__WHAT YOU ARE ASKED TO DO__
Select lines where the word "that" appears.

__DATA RECORDS__
= = =

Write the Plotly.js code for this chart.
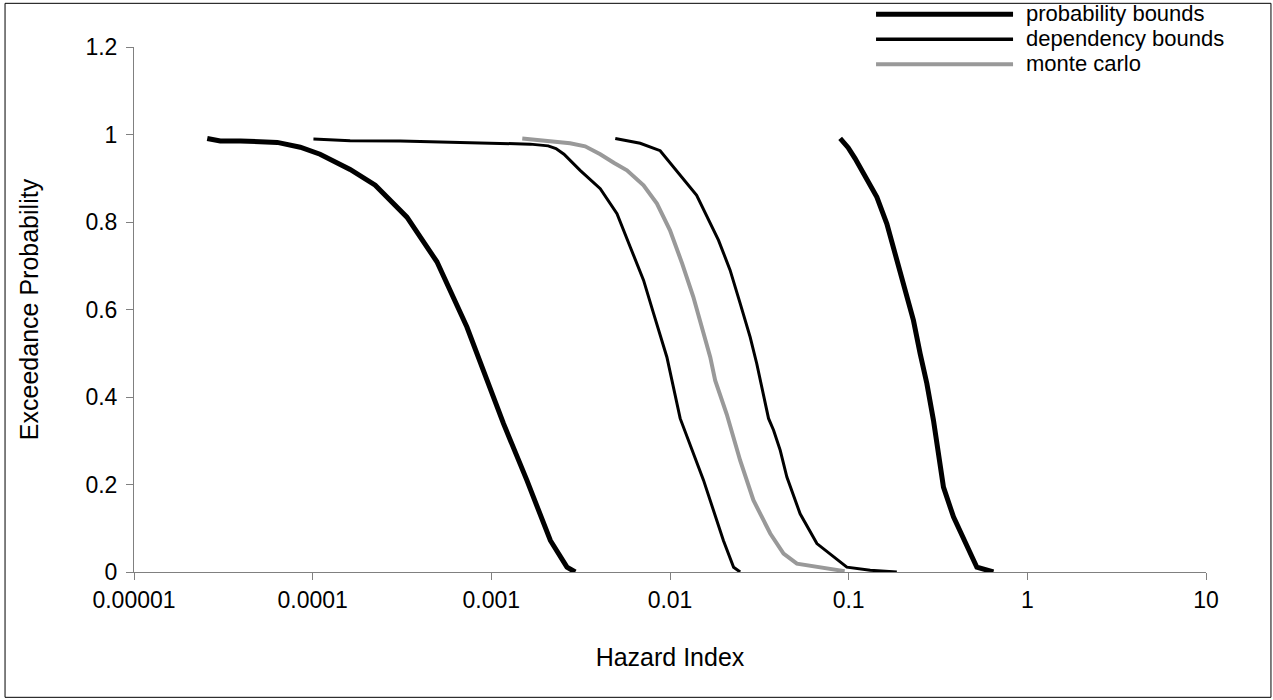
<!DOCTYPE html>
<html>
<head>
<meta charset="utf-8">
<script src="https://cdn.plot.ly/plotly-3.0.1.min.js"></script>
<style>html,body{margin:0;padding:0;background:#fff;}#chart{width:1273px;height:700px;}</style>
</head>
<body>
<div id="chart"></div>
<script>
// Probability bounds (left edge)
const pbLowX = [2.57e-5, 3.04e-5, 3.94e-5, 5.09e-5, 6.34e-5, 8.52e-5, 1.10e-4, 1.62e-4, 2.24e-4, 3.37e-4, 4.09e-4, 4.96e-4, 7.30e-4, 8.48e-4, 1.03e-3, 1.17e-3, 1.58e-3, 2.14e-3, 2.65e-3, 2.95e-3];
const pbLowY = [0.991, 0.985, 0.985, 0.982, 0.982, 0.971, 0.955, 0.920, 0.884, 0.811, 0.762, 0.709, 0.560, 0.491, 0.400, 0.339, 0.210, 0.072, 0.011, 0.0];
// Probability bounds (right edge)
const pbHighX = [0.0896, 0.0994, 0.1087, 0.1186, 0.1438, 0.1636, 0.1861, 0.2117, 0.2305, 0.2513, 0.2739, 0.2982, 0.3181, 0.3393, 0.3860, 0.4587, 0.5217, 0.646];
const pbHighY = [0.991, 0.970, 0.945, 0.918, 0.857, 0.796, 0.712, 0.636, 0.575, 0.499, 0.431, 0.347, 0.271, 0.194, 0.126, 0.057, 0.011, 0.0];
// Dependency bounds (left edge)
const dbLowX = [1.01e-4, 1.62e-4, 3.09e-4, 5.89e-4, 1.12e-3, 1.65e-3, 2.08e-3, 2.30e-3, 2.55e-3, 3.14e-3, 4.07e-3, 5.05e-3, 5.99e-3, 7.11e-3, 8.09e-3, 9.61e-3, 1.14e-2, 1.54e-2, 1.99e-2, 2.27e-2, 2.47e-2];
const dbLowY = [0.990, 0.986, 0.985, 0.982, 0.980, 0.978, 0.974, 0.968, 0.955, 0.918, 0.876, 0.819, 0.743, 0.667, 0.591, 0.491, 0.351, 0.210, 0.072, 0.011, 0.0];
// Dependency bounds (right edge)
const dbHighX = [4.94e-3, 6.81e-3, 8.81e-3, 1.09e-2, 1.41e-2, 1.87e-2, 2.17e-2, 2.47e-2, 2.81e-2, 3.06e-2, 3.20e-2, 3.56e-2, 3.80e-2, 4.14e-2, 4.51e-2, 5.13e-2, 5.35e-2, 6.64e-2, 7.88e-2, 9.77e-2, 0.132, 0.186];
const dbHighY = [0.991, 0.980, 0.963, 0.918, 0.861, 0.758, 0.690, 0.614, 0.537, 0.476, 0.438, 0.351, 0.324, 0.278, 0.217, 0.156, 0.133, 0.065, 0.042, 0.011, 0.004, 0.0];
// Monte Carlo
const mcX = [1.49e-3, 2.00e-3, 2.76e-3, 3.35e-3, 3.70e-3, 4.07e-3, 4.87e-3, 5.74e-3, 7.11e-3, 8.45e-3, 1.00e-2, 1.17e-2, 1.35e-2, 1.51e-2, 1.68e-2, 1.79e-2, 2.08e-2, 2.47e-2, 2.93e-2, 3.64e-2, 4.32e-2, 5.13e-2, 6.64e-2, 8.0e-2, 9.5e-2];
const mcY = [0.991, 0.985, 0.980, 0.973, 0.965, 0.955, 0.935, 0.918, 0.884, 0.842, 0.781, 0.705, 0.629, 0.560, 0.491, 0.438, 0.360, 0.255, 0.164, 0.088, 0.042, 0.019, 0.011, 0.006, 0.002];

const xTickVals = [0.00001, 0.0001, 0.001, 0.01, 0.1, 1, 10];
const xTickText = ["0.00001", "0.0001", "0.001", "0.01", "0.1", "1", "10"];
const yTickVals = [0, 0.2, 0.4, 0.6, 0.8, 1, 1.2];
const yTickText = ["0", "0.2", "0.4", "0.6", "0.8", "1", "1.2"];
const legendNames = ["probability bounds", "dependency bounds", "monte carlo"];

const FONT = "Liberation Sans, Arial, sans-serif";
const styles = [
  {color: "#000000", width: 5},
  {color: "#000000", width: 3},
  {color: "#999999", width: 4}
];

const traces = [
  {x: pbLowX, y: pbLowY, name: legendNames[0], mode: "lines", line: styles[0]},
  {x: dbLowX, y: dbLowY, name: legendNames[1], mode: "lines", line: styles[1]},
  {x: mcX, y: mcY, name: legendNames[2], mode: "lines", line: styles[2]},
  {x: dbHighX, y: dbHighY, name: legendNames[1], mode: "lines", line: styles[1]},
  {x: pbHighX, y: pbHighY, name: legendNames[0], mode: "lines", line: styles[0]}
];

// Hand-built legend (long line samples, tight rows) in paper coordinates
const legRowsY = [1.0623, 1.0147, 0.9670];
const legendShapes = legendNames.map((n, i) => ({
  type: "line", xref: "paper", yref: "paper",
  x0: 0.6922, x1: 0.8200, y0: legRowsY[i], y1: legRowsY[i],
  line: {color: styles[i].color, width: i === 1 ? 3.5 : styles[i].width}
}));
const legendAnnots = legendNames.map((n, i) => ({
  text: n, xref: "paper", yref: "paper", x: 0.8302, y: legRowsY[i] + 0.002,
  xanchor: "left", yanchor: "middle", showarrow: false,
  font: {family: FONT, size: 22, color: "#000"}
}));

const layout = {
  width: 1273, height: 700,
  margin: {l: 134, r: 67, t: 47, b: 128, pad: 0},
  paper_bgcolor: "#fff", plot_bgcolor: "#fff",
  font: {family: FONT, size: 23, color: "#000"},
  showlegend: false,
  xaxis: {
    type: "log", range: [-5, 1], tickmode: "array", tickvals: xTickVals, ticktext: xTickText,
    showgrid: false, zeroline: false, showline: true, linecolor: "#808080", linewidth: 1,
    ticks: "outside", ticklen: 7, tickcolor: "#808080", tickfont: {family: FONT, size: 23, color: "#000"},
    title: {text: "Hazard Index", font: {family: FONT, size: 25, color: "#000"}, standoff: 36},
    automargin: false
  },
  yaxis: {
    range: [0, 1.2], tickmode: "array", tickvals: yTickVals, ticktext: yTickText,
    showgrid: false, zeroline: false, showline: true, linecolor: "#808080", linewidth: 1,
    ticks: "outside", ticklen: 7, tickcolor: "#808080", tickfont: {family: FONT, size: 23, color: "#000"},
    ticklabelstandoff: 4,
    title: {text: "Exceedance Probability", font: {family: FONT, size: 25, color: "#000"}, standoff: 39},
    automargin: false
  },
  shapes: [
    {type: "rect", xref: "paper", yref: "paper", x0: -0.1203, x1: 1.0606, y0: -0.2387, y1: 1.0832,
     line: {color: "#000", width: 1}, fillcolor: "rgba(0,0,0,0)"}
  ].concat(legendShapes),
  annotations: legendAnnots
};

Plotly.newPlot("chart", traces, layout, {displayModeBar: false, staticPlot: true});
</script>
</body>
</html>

= = =

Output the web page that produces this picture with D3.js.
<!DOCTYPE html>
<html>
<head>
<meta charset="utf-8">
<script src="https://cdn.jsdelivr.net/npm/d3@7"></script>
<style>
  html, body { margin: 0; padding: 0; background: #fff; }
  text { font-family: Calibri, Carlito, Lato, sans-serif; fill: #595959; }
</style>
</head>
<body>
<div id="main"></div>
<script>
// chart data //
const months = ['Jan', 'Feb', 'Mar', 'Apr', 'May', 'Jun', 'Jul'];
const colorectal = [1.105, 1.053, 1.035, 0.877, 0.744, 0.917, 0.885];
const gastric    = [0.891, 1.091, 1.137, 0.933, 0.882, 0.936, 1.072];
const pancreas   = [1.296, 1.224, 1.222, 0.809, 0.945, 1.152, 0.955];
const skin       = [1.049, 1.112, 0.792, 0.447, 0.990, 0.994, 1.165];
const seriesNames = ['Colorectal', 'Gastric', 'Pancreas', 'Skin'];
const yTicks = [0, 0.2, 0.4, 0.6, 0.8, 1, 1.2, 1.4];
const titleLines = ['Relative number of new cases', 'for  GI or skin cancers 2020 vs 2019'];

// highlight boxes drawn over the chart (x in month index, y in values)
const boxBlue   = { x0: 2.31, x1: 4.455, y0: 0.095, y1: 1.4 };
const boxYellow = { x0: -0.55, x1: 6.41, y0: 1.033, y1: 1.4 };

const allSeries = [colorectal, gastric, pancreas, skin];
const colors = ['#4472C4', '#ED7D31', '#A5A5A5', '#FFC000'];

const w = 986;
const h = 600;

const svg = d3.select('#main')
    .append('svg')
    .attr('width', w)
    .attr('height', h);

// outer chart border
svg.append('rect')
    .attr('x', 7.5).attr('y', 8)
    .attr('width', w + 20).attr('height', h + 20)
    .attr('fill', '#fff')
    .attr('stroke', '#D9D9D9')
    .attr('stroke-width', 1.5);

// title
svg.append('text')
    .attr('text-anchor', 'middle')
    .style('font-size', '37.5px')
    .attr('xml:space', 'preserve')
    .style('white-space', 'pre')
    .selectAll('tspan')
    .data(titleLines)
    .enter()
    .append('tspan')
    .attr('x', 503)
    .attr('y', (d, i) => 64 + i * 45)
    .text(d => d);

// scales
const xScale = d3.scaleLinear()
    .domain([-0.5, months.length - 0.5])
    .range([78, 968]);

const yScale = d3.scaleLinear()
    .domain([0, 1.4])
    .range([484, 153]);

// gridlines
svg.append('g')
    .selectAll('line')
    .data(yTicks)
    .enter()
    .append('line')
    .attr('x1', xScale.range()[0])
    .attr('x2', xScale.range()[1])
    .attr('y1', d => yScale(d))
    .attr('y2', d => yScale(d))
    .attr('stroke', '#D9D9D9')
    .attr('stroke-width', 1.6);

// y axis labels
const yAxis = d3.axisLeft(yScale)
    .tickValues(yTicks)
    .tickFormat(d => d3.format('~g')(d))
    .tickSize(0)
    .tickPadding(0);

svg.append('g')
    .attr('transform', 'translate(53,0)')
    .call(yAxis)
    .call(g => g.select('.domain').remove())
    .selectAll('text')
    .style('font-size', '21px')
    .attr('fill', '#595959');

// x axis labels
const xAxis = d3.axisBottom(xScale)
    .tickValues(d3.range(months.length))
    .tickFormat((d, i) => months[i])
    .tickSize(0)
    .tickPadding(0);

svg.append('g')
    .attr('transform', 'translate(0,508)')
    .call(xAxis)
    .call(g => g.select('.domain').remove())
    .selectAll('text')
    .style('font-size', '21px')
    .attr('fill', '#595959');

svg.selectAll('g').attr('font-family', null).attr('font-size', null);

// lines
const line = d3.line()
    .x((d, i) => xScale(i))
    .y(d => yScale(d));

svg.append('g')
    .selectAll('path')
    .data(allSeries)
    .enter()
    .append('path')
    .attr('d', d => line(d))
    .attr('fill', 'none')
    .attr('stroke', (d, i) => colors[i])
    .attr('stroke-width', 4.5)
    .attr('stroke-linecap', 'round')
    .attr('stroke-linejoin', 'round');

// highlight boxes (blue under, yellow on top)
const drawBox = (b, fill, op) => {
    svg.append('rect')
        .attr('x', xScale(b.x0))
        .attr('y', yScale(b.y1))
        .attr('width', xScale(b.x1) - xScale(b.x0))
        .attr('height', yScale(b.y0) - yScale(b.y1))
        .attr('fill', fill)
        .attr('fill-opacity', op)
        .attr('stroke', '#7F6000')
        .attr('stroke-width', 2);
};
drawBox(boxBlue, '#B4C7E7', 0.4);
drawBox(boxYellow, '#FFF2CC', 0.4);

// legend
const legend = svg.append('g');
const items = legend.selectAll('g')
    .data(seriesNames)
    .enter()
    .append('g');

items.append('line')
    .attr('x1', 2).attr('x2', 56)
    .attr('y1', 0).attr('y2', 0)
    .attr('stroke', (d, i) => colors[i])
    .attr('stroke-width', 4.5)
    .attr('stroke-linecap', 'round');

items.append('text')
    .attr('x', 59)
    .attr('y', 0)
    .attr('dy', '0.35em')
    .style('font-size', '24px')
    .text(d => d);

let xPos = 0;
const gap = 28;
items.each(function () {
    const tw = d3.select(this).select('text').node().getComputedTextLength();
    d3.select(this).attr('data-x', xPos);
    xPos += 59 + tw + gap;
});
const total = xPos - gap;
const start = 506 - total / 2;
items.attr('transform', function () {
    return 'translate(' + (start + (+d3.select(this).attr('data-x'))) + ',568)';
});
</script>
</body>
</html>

= = =

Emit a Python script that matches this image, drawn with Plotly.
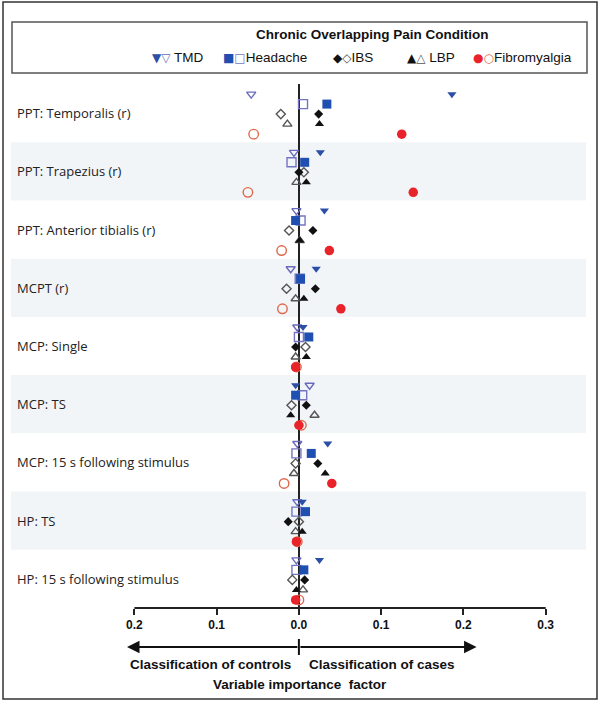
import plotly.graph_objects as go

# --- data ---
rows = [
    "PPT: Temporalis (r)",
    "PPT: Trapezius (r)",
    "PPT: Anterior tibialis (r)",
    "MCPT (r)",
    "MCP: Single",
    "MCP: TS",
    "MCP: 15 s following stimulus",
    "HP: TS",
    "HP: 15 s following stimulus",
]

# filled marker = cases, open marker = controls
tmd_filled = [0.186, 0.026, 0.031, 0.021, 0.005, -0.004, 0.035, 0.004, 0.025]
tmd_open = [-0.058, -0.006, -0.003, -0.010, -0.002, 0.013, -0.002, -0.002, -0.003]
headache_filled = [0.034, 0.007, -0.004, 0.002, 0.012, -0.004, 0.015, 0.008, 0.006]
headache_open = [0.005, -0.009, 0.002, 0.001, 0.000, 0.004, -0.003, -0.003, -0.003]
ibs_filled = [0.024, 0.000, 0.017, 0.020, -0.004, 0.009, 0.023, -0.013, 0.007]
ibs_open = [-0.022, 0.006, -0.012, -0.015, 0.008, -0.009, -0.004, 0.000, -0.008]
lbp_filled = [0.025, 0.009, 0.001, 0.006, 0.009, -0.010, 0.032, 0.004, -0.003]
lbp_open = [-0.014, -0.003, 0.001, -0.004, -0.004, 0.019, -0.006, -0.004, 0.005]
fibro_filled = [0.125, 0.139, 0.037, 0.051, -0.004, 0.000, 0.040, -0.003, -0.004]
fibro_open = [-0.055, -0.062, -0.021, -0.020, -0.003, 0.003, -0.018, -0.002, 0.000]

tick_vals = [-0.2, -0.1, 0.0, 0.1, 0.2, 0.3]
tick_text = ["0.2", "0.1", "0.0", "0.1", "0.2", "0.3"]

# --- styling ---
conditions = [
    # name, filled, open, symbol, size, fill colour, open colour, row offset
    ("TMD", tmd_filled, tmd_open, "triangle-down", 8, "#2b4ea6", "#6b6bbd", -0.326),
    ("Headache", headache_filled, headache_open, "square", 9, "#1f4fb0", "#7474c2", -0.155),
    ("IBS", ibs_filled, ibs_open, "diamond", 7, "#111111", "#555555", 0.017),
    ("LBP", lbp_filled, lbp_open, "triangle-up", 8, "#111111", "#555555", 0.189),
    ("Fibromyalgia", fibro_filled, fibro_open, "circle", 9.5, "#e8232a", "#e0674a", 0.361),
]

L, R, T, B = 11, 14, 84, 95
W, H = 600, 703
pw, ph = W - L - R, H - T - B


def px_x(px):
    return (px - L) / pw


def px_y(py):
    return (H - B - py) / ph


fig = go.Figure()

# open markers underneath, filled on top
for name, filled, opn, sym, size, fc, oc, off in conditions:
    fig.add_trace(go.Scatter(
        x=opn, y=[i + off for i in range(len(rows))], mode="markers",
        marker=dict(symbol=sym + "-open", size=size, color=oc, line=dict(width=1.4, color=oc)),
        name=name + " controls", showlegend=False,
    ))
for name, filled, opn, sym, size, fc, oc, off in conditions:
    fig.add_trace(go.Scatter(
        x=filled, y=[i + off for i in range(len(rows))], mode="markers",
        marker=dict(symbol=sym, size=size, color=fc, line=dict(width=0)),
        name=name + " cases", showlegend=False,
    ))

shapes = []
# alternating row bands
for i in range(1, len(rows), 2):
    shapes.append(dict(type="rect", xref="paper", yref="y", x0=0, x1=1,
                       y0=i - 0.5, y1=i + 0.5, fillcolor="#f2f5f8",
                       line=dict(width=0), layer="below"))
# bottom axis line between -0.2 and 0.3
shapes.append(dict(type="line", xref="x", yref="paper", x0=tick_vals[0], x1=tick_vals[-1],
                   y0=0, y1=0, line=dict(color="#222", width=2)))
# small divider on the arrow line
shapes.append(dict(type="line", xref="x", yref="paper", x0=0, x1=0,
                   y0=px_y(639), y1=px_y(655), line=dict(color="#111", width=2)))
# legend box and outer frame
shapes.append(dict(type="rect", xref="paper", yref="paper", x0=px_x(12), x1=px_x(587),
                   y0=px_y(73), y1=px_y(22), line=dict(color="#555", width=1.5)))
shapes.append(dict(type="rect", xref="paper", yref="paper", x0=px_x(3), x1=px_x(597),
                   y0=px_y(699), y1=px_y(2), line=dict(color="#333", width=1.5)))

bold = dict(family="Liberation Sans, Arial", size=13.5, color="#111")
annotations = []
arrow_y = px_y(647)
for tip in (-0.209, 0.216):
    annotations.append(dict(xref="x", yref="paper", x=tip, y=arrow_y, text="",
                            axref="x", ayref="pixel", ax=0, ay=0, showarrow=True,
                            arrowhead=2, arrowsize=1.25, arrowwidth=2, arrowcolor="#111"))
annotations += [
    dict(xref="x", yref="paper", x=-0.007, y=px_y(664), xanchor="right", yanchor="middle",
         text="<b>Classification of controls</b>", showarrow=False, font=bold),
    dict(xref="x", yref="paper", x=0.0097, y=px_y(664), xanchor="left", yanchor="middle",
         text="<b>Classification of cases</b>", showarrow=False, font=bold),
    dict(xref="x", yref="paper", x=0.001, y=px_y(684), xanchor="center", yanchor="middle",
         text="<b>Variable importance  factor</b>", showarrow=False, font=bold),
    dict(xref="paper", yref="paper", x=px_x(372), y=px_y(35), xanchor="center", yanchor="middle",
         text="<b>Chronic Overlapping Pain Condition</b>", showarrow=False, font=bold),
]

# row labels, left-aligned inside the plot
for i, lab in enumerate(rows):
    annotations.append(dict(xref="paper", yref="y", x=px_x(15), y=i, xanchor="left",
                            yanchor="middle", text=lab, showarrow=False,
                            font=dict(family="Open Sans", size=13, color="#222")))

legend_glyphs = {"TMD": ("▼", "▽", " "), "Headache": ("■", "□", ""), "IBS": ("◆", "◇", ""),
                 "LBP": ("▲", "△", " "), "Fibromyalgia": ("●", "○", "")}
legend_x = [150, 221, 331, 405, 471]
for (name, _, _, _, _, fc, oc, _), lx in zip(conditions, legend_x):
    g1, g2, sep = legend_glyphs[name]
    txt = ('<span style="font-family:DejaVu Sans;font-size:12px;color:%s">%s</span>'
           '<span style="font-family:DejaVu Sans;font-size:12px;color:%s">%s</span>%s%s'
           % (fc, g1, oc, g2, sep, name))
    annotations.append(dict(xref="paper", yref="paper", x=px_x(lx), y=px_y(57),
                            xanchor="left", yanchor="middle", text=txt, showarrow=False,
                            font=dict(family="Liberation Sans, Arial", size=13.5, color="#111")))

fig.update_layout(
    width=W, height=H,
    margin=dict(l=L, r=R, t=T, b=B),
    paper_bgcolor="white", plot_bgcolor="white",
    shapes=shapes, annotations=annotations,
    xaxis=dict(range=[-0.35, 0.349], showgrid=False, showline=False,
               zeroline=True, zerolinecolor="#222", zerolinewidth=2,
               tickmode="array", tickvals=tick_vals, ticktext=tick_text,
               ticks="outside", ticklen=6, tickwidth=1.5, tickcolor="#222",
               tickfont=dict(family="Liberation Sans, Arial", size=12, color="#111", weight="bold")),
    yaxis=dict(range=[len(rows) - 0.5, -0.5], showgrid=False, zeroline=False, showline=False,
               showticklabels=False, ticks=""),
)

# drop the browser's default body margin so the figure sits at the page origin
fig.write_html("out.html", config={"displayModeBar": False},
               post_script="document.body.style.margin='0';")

= = =

__EXERCISE RESPONSE__
Output the web page that produces this picture with D3.js.
Emit a Python script that matches this image, drawn with Plotly.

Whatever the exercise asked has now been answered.